After much anticipation, Metro Redux is now available on PC and next-gen consoles. Metro Redux is a bundle of both Metro 2033 Redux and Metro: Last Light Redux, which can be purchased separately as well. These are remakes of two of the greatest, most atmospheric shooters ever made: Metro 2033 and Metro: Last Light. We reviewed Metro: Last Light last year, and it was met with much success.
Metro 2033 Redux is the biggest improvement, since it’s a remake of Metro 2033 on the newer and much improved engine used in Metro: Last Light, with even more improvements. Visually, it approaches Last Light but falls a bit short, however it’s stunning nonetheless. Animations are mostly identical to Last Light. It adopts all of Metro: Last Light’s graphics options including SSAA, and also has lots of new options like crosshair and hitmarkers (which were only controlled by difficulty previously).
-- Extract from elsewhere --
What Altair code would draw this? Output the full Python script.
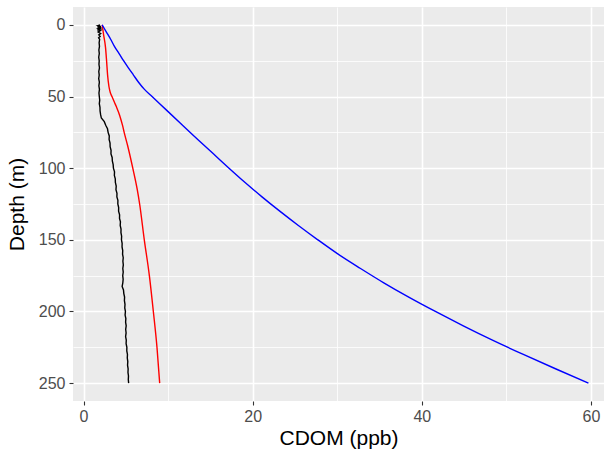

Mechanically, the Redux versions use a mix of Last Light mechanics and Metro 2033 mechanics, leaning toward the former much more. Every new gameplay mechanic from Last Light is present in both games now, although they went back to using Metro 2033’s watch/time check mechanic. Weapons were redesigned in 2033 Redux, and Last Light’s upgrading system is included. Cutscenes were redone as well.
The biggest change has to be Metro 2033 Redux’s redesigned levels. They’re now far more open, much more detailed, and much more interactive, following in the footsteps of Last Light.
All of this combined makes Metro 2033 Redux a near-perfect remake. Personally, the only things I dislike are the forced battle music in both games (the original Metro 2033 had little to no battle music which I liked). An option or a slider to control ambient music and battle music separately should be included, I wish more games had this option. Both games also lack a FOV slider, but the FOV can be changed in the config file in your AppData folder. Also, the new voice acting for children is awful.
Metro: Last Light Redux is much less of a drastic change, since the original game is only a year old anyway. Last Light Redux was released primarily to allow PS4 and XBOX One gamers to play the game. The Redux version includes all DLC as a bonus. Both versions have the new difficulty system, allowing players to choose Spartan mode or Survival mode. The former is a more casual difficulty option, in which supplies are easier to find and AI awareness is greatly reduced. The latter is self-explanatory and is the opposite of Spartan: supplies are far more scarce, AI is more aware and deadly.
After choosing Spartan or Survival (we obviously recommend Survival), players can choose one of five difficulty options: Easy, Normal, Hardcore, Ranger, and Ranger Hardcore. As the difficulty increases, supplies become even more scarce and both the player and all enemies/creatures take more damage, leading to balanced and realistic difficulty. Ranger or Ranger Hardcore is recommended; the problem with the latter is the complete lack of an inventory which is a silly issue that was never fixed unfortunately.
Although Last Light Redux has some new areas and weapons, the graphics are worse. Tessellation is gone, ambient occlusion seems worse, we can’t really recommend it. PC gamers who own Last Light don’t need to upgrade to Last Light Redux. However, those who own Metro 2033 and are a huge fan of it should consider upgrading to Metro 2033 Redux. Those who don’t have one or both of these titles should just get the Redux versions. Anyone who owns the previous games on Steam gets a 50% discount!
So there’s our little overview of Metro Redux. We can’t recommend the Metro games enough… Metro 2033 really raised the bar in the shooter genre, and 4A Games continues to do so. Let’s hope we see a Metro 2034 game in the future, and let’s hope it isn’t consolized like Last Light Redux.